Marilyn Alex is an American actress. She is best known for playing the role of Molly Carter on the CBS soap operas The Young and the Restless (1991 to 1993, 2005) and The Bold and the Beautiful (1992 to 1993, 1994, 1997 to 1998).

== Early life ==
Alex was born and raised in Los Angeles, California. Her family ran an electrical appliance store.

== Career ==
Alex had a small role on the NBC soap opera Days of Our Lives in 1972. She then moved to New York, where she was an understudy for Broadway productions of Deathtrap and Agnes of God. Alex replaced the leads and joined national tours of both productions. She also played the title role in a production of Driving Miss Daisy in New Jersey.

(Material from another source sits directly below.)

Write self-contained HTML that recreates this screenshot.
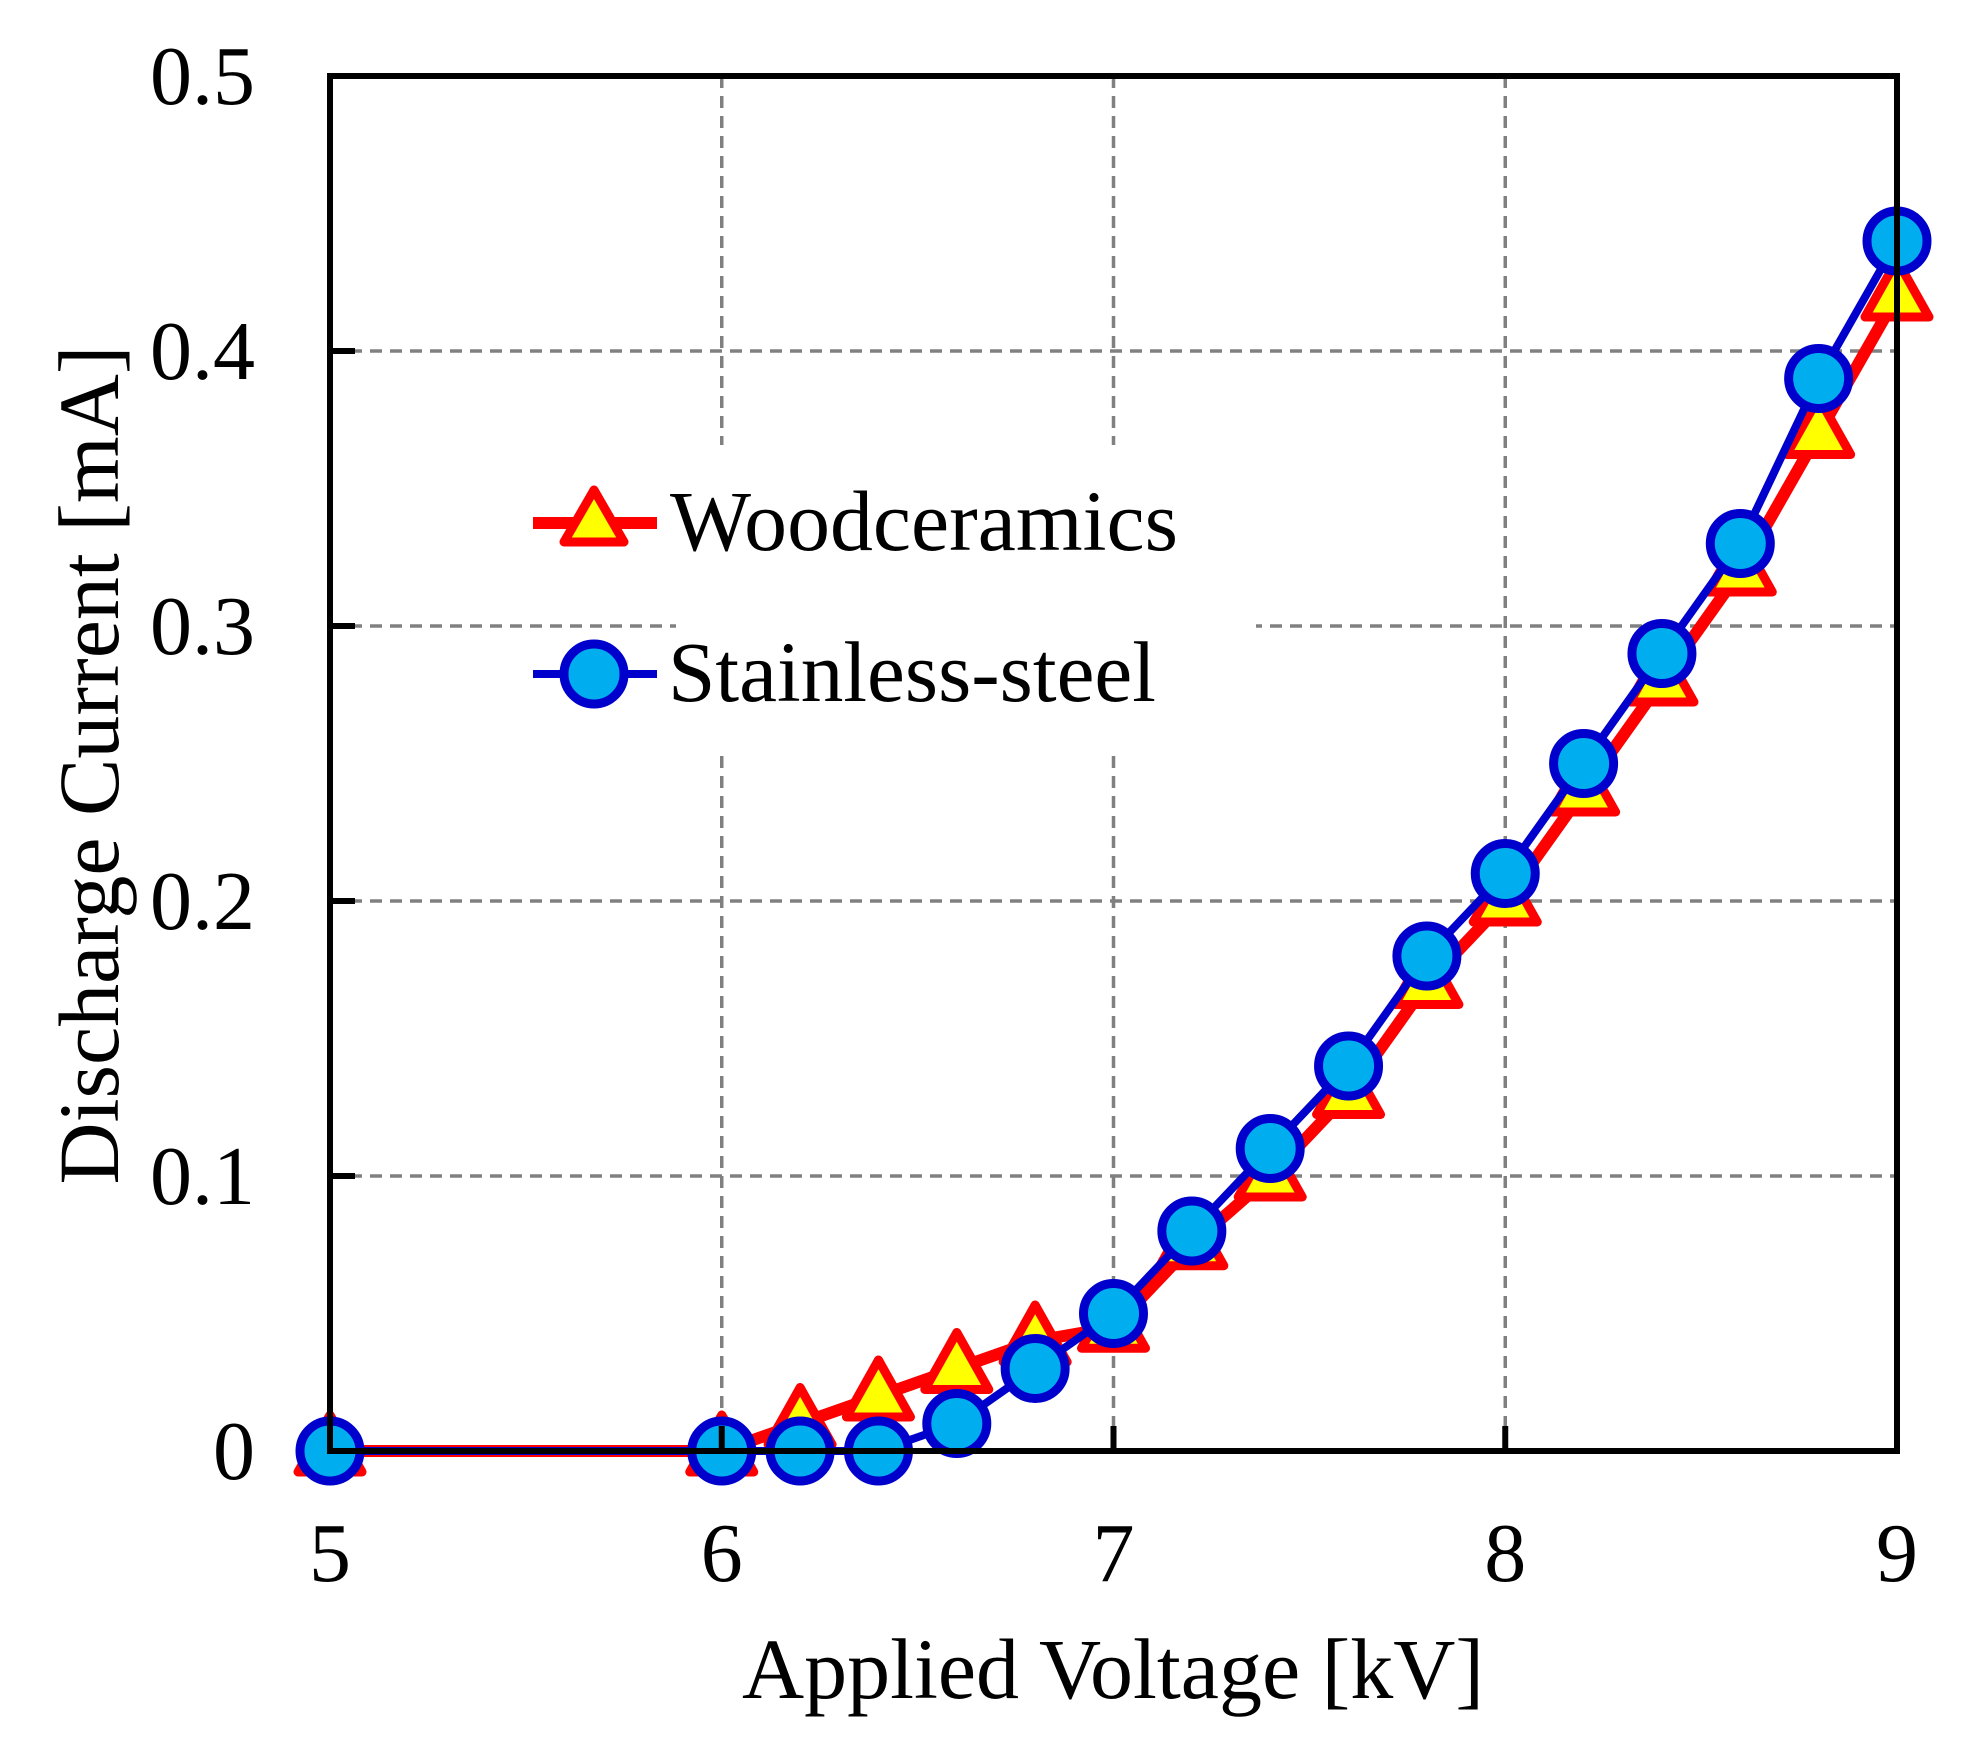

Alex appeared as Mrs. Dawson on the ABC soap opera General Hospital. As Nurse Doris on the CBS soap opera As the World Turns in 1990, she had a recurring role. She was then cast as Molly Carter on the CBS soap opera The Young and the Restless. The character was the mother of Sheila Carter (Kimberlin Brown). In 1992, Sheila crossed over to The Bold and the Beautiful and Molly eventually joined her, with Alex making recurring appearances. Alex has continued to appear on The Young and the Restless, most recently in 2020.

Alex guest starred on Sex and the City in 2000. She appeared in the film Deep Blood (also titled Homecoming) in 2005. Her most recent role was in the 2011 film Paranormal Activity 3.

== Personal life ==
As of 1992, Alex was divorced. She has two children, a son and a daughter.